Ha fatto il giro del mondo la notizia del viaggio di una grande portacontainer ice class dal porto russo di Vladivostok, sul Pacifico, a San Pietroburgo. Con il suo carico di elettronica sudcoreana e pesce congelato russo, il viaggio è stato accolto come il presagio di un mondo che verrà. Ma per ora le rotte tradizionali restano imbattibili. Ci vorrà molto tempo prima che i porti artici possano creare fastidi a quelli di Singapore, Amburgo o Rotterdam. I russi, però, ci credono.
Soprattutto, credono nel potenziale energetico e minerario dell’Artico. Per Mosca, nell’Artico russo ci sarebbero risorse per quasi 30 trilioni di dollari. Questo spiega come mai il Cremlino stia cercando di rafforzare il dispositivo militare artico: dalla costruzione di ulteriori basi militari (ad es. a Tiksi, sul Mare di Laptev), alle nuove motoslitte con mitragliatrice. Certo, la debolezza dell’economia russa è un freno al riarmo: secondo gli analisti interpellati, la Flotta del Nord, pur temibile, sarebbe in declino.
In passato l’assertività russa nell’area ha fatto storcere il naso a molti, in Occidente. Specie al Canada. Frédéric Lasserre, direttore del Consiglio quebecchese di studi geopolitici, spiega: «le priorità canadesi per l’Artico sono due: sostenere le proprie rivendicazioni sul Passaggio a Nordovest come acque interne; promuovere lo sviluppo delle comunità inuit e una forte partnership con il Nunavut e i Territori del Nord-Ovest. Ciò implica dare più voce in capitolo alle comunità locali per quanto concerne la regolazione della pesca, lo sfruttamento delle risorse naturali, il trasporto via mare».

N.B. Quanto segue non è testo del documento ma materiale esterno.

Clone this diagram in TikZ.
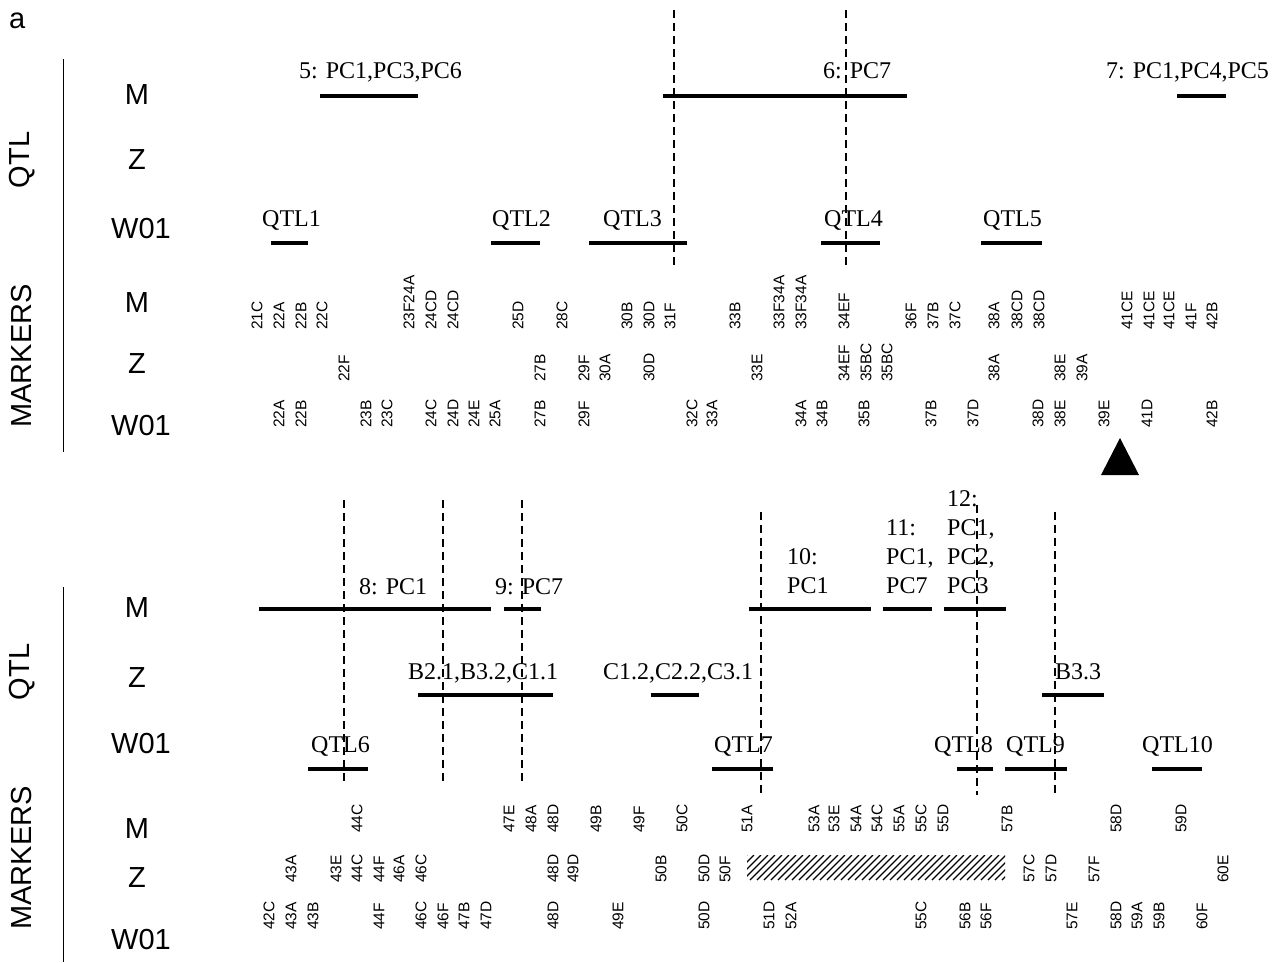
\documentclass[tikz,border=0pt]{standalone}
\usepackage{fontspec}
\setmainfont{Liberation Serif}
\setsansfont{Liberation Sans}
\tikzset{
  bar/.style={line width=4pt},
  vdash/.style={line width=1.4pt, dash pattern=on 8pt off 5pt},
  axisline/.style={line width=1.5pt},
  rowlab/.style={font=\sffamily\fontsize{29}{29}\selectfont, inner sep=0pt},
  mk/.style={font=\sffamily\fontsize{15.5}{15.5}\selectfont, rotate=90, anchor=west, inner sep=0pt},
  qt/.style={font=\rmfamily\fontsize{24}{29}\selectfont, inner sep=0pt, anchor=base west},
  qtm/.style={font=\rmfamily\fontsize{24}{29}\selectfont, inner sep=0pt, anchor=south west, align=left},
}
\begin{document}
\begin{tikzpicture}[x=1pt,y=-1pt]
\useasboundingbox (0,0) rectangle (1275,962);
% panel letter
\node[rowlab, anchor=base west] (lbla) at (9,28) {a};
% ---------- top panel ----------
\draw[axisline] (63.5,59) -- (63.5,452);
\node[rowlab, rotate=90] (tqtl) at (22,160) {QTL};
\node[rowlab, rotate=90] (tmark) at (22,356) {MARKERS};
\node[rowlab] (tr1) at (137,95) {M};
\node[rowlab] (tr2) at (137,160) {Z};
\node[rowlab] (tr3) at (141,229) {W01};
\node[rowlab] (tr4) at (137,303) {M};
\node[rowlab] (tr5) at (137,364) {Z};
\node[rowlab] (tr6) at (141,426) {W01};
% dashed lines
\draw[vdash] (674,10) -- (674,267);
\draw[vdash] (846,10) -- (846,267);
% QTL bars M
\draw[bar] (320,96) -- (418,96);
\draw[bar] (663,96) -- (907,96);
\draw[bar] (1177,96) -- (1226,96);
\node[qt] (q5) at (299,78) {5: PC1,PC3,PC6};
\node[qt] (q6) at (823,78) {6: PC7};
\node[qt] (q7) at (1106,78) {7: PC1,PC4,PC5};
% QTL bars W01
\draw[bar] (271,243) -- (308,243);
\draw[bar] (491,243) -- (540,243);
\draw[bar] (589,243) -- (687,243);
\draw[bar] (821,243) -- (880,243);
\draw[bar] (981,243) -- (1042,243);
\node[qt] (qtl1) at (262,226) {QTL1};
\node[qt] (qtl2) at (492,226) {QTL2};
\node[qt] (qtl3) at (603,226) {QTL3};
\node[qt] (qtl4) at (824,226) {QTL4};
\node[qt] (qtl5) at (983,226) {QTL5};
% markers
\foreach \x/\t in {257/21C,279/22A,301/22B,322/22C,409/23F24A,431/24CD,453/24CD,518/25D,562/28C,627/30B,649/30D,670/31F,735/33B,779/33F34A,801/33F34A,844/34EF,911/36F,933/37B,955/37C,994/38A,1017/38CD,1039/38CD,1127/41CE,1149/41CE,1169/41CE,1191/41F,1212/42B}
  \node[mk] (tm\x) at (\x,330) {\t};
\foreach \x/\t in {344/22F,540/27B,584/29F,605/30A,649/30D,757/33E,844/34EF,866/35BC,887/35BC,994/38A,1060/38E,1082/39A}
  \node[mk] (tz\x) at (\x,382) {\t};
\foreach \x/\t in {279/22A,301/22B,366/23B,387/23C,431/24C,453/24D,474/24E,495/25A,540/27B,584/29F,692/32C,712/33A,801/34A,822/34B,864/35B,931/37B,973/37D,1038/38D,1060/38E,1104/39E,1147/41D,1212/42B}
  \node[mk] (tw\x) at (\x,428) {\t};
\fill (1101,475) -- (1139,475) -- (1120,438) -- cycle;
% ---------- bottom panel ----------
\draw[axisline] (63.5,587) -- (63.5,962);
\node[rowlab, rotate=90] (bqtl) at (22,672) {QTL};
\node[rowlab, rotate=90] (bmark) at (22,858) {MARKERS};
\node[rowlab] (br1) at (137,608) {M};
\node[rowlab] (br2) at (137,678) {Z};
\node[rowlab] (br3) at (141,744) {W01};
\node[rowlab] (br4) at (137,829) {M};
\node[rowlab] (br5) at (137,878) {Z};
\node[rowlab] (br6) at (141,940) {W01};
% dashed lines
\draw[vdash] (344,500) -- (344,782);
\draw[vdash] (443,500) -- (443,782);
\draw[vdash] (522,500) -- (522,782);
\draw[vdash] (761,512) -- (761,795);
\draw[vdash] (977,505) -- (977,795);
\draw[vdash] (1055,512) -- (1055,795);
% M bars
\draw[bar] (259,609) -- (491,609);
\draw[bar] (504,609) -- (541,609);
\draw[bar] (749,609) -- (871,609);
\draw[bar] (883,609) -- (932,609);
\draw[bar] (944,609) -- (1006,609);
\node[qt] (q8) at (359,594) {8: PC1};
\node[qt] (q9) at (495,594) {9: PC7};
\node[qtm] (q10) at (787,594) {10:\\PC1};
\node[qtm] (q11) at (886,594) {11:\\PC1,\\PC7};
\node[qtm] (q12) at (947,594) {12:\\PC1,\\PC2,\\PC3};
% Z bars
\draw[bar] (418,695) -- (553,695);
\draw[bar] (651,695) -- (699,695);
\draw[bar] (1042,695) -- (1104,695);
\node[qt] (zb1) at (408,679) {B2.1,B3.2,C1.1};
\node[qt] (zb2) at (603,679) {C1.2,C2.2,C3.1};
\node[qt] (zb3) at (1055,679) {B3.3};
% W01 bars
\draw[bar] (308,769) -- (368,769);
\draw[bar] (712,769) -- (773,769);
\draw[bar] (957,769) -- (993,769);
\draw[bar] (1005,769) -- (1067,769);
\draw[bar] (1152,769) -- (1202,769);
\node[qt] (qtl6) at (311,752) {QTL6};
\node[qt] (qtl7) at (714,752) {QTL7};
\node[qt] (qtl8) at (934,752) {QTL8};
\node[qt] (qtl9) at (1006,752) {QTL9};
\node[qt] (qtl10) at (1142,752) {QTL10};
% markers
\foreach \x/\t in {357/44C,509/47E,531/48A,553/48D,596/49B,639/49F,682/50C,747/51A,814/53A,834/53E,856/54A,877/54C,899/55A,921/55C,943/55D,1007/57B,1116/58D,1181/59D}
  \node[mk] (bm\x) at (\x,833) {\t};
\foreach \x/\t in {291/43A,336/43E,357/44C,379/44F,399/46A,421/46C,553/48D,573/49D,661/50B,704/50D,725/50F,1029/57C,1051/57D,1094/57F,1223/60E}
  \node[mk] (bz\x) at (\x,883) {\t};
\foreach \x/\t in {269/42C,291/43A,313/43B,379/44F,421/46C,443/46F,464/47B,486/47D,553/48D,618/49E,704/50D,769/51D,791/52A,921/55C,965/56B,986/56F,1072/57E,1116/58D,1137/59A,1159/59B,1202/60F}
  \node[mk] (bw\x) at (\x,930) {\t};
% hatched region
\begin{scope}
  \clip (747,855) rectangle (1005,880);
  \foreach \i in {0,...,41} \draw[line width=1.1pt] (722+\i*7,880) -- ++(25,-25);
\end{scope}
\end{tikzpicture}
\end{document}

Il supporto alle culture indigene è un dovere morale, ma anche un modo per consolidare la presenza canadese in regioni complesse. Basti pensare che nel Nunavut, su una popolazione di 37mila persone sparpagliate in un territorio grande quasi sette volte l’Italia, oltre 31mila sono inuit. Rispetto a russi e scandinavi, i canadesi investono meno nel loro estremo nord. Per fortuna di Ottawa, la corsa all’Artico è meno drammatica di quanto si pensi. Per il professor Lasserre, «la competizione tra le potenze nell’area è ampiamente per scena, almeno per ora».

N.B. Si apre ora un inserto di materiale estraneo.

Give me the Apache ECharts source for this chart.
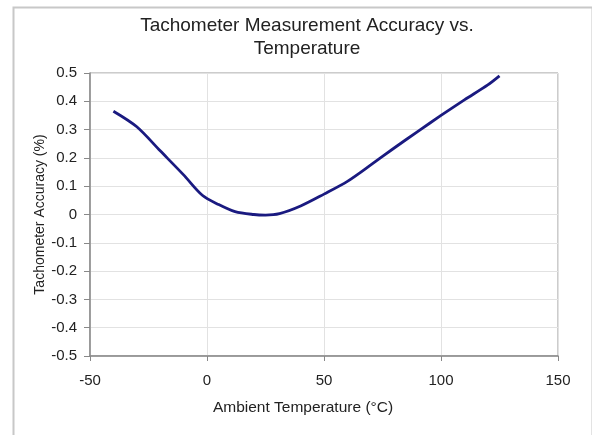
<!DOCTYPE html>
<html>
<head>
<meta charset="utf-8">
<script src="https://cdn.jsdelivr.net/npm/echarts@6/dist/echarts.min.js"></script>
<style>html,body{margin:0;padding:0;background:#fff}#c{width:592px;height:435px}</style>
</head>
<body>
<div id="c"></div>
<script>
var temperatures = [-40, -30, -20, -10, -2, 5, 12, 20, 25, 31, 40, 50, 60, 70, 80, 90, 100, 110, 120, 125];
var accuracy = [0.365, 0.31, 0.225, 0.14, 0.068, 0.035, 0.01, 0.0, -0.002, 0.003, 0.03, 0.072, 0.117, 0.175, 0.235, 0.293, 0.35, 0.405, 0.458, 0.49];
var xTicks = [-50, 0, 50, 100, 150];
var yTicks = [-0.5, -0.4, -0.3, -0.2, -0.1, 0, 0.1, 0.2, 0.3, 0.4, 0.5];

var chart = echarts.init(document.getElementById('c'));
var font = 'Liberation Sans, Arial, sans-serif';
chart.setOption({
  animation: false,
  graphic: [{
    type: 'rect', left: 11, top: 5, shape: {width: 579, height: 440},
    style: {fill: 'none', stroke: '#c8c8c8', lineWidth: 2}, silent: true
  }],
  title: {
    text: 'Tachometer Measurement Accuracy vs.\nTemperature',
    left: 302, top: 9, textAlign: 'center',
    textStyle: {fontFamily: font, fontWeight: 'normal', fontSize: 19, color: '#222', lineHeight: 23}
  },
  grid: {left: 90, right: 34, top: 73, bottom: 79, show: true, borderColor: '#999', borderWidth: 1},
  xAxis: {
    type: 'value', min: xTicks[0], max: xTicks[xTicks.length - 1], interval: 50,
    name: 'Ambient Temperature (°C)', nameLocation: 'middle', nameGap: 44, nameMoveOverlap: false,
    nameTextStyle: {fontFamily: font, fontSize: 15.5, color: '#222', padding: [0, 42, 0, 0]},
    axisLine: {show: true, onZero: false, lineStyle: {color: '#888', width: 1.5}},
    axisTick: {show: true, length: 5, lineStyle: {color: '#888'}},
    axisLabel: {fontFamily: font, fontSize: 15, color: '#222', margin: 17},
    splitLine: {show: true, lineStyle: {color: '#e2e2e2'}}
  },
  yAxis: {
    type: 'value', min: yTicks[0], max: yTicks[yTicks.length - 1], interval: 0.1,
    name: 'Tachometer Accuracy (%)', nameLocation: 'middle', nameGap: 43, nameMoveOverlap: false,
    nameTextStyle: {fontFamily: font, fontSize: 14, color: '#222'},
    axisLine: {show: true, onZero: false, lineStyle: {color: '#888', width: 1.5}},
    axisTick: {show: true, length: 6, lineStyle: {color: '#888'}},
    axisLabel: {fontFamily: font, fontSize: 15, color: '#222', margin: 13,
      formatter: function (v) { return String(Math.round(v * 10) / 10); }},
    splitLine: {show: true, lineStyle: {color: '#e2e2e2'}}
  },
  series: [{
    type: 'line', data: temperatures.map(function (t, i) { return [t, accuracy[i]]; }),
    smooth: 0.3, symbol: 'none',
    lineStyle: {color: '#1a1a80', width: 2.8}
  }]
});
</script>
</body>
</html>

Prevale la cooperazione, specialmente in ambito scientifico e ambientale. Alcune cancellerie, però, sono preoccupate. È il caso del Regno Unito, che secondo il Governo britannico «non è uno Stato artico, ma è il più prossimo vicino dell’Artico». Londra gradisce poco l’impennata di attività sottomarine russe nell’Atlantico del Nord: livelli, dicono, quasi da Guerra Fredda. Per Klaus Dodds, professore di geopolitica alla Royal Holloway, Università di Londra, «la politica artica del Regno Unito è guidata da due elementi. Il primo, il quadro politico artico Beyond the Ice, che sottolinea il ruolo che il Paese dovrebbe giocare in campi di interesse quali il commercio, lo sviluppo delle risorse, la scienza e la governance». Il secondo, una strategia britannica di difesa artica che «appoggerà una cooperazione militare più stretta con partner Nato come la Norvegia, gli Usa e i Paesi Bassi».

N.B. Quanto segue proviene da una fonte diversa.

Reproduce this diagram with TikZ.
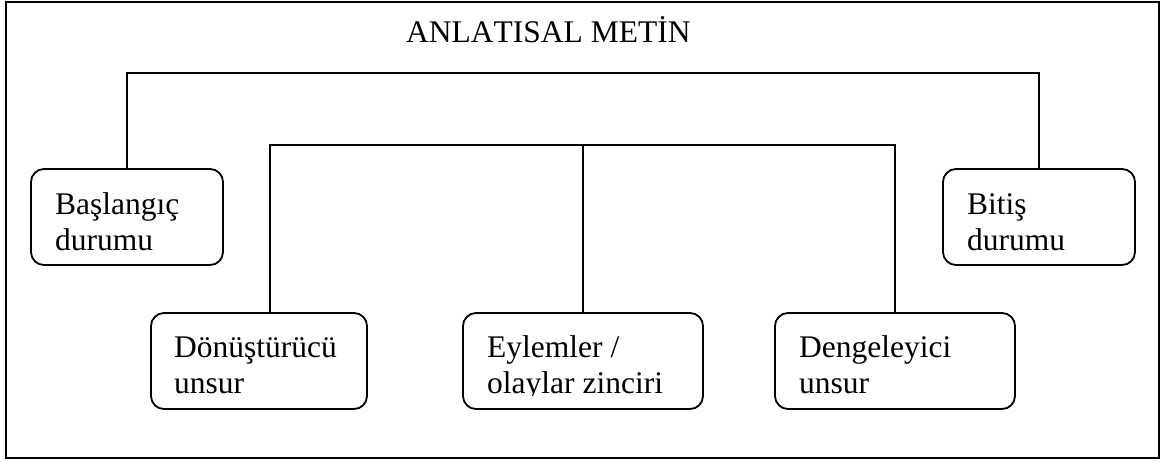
\documentclass[tikz,border=0pt]{standalone}
\usepackage{fontspec}
\setmainfont{Liberation Serif}[Kerning=Off]
\begin{document}
\begin{tikzpicture}[x=1pt,y=-1pt,
  box/.style={draw, line width=1.8pt, rounded corners=13pt, minimum width=#1,
              minimum height=96pt, inner sep=0pt},
  lbl/.style={anchor=base west, inner sep=0pt, align=left,
              font=\fontsize{31.5}{36}\selectfont},
  link/.style={line width=1.7pt}]
\useasboundingbox (0,0) rectangle (1166,461);

% outer frame and heading
\node[draw, line width=2.2pt, minimum width=1153pt, minimum height=456pt,
      inner sep=0pt] (frame) at (582.5,230) {};
\node[lbl] (title) at (406,42) {ANLATISAL METİN};

% the five stages
\node[box=192pt] (b1) at (127,217) {};
\node[box=192pt] (b5) at (1039,217) {};
\node[box=216pt] (b2) at (259,361) {};
\node[box=240pt] (b3) at (583,361) {};
\node[box=240pt] (b4) at (895,361) {};

% labels: the base anchor sits on the last line
\node[lbl] (t1) at (55,250) {Başlangıç\\durumu};
\node[lbl] (t5) at (967,250) {Bitiş\\durumu};
\node[lbl] (t2) at (174,393) {Dönüştürücü\\unsur};
\begin{scope}
  \clip (463,313) rectangle (703,395);
  \node[lbl] (t3) at (487,393) {Eylemler /\\olaylar zinciri};
\end{scope}
\node[lbl] (t4) at (799,393) {Dengeleyici\\unsur};

% connectors
\coordinate (outerbar) at (583,73);
\coordinate (innerbar) at (583,145);
\draw[link] (b1.north) |- (outerbar) -| (b5.north);
\draw[link] ([xshift=11pt]b2.north) |- (innerbar) -| (b4.north);
\draw[link] (b3.north) -- (b3.north |- innerbar);
\end{tikzpicture}
\end{document}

Nel corso dell’anno la RAF dovrebbe inviare quattro caccia Eurofighter Typhoon in Islanda. Non è un unicum. Negli ultimi anni anche Paesi come l’Italia, la Norvegia, la Danimarca e la Germania hanno mandato aerei nei cieli islandesi. In Occidente si teme anche il dinamismo economico di Pechino. Nel 2018 è scoppiato un mezzo caso internazionale quando si è saputo che un’azienda cinese voleva partecipare al potenziamento del sistema aeroportuale della Groenlandia. Perché nell’Artico si coopera, ma non troppo. L’Artico, appunto, è un paradosso.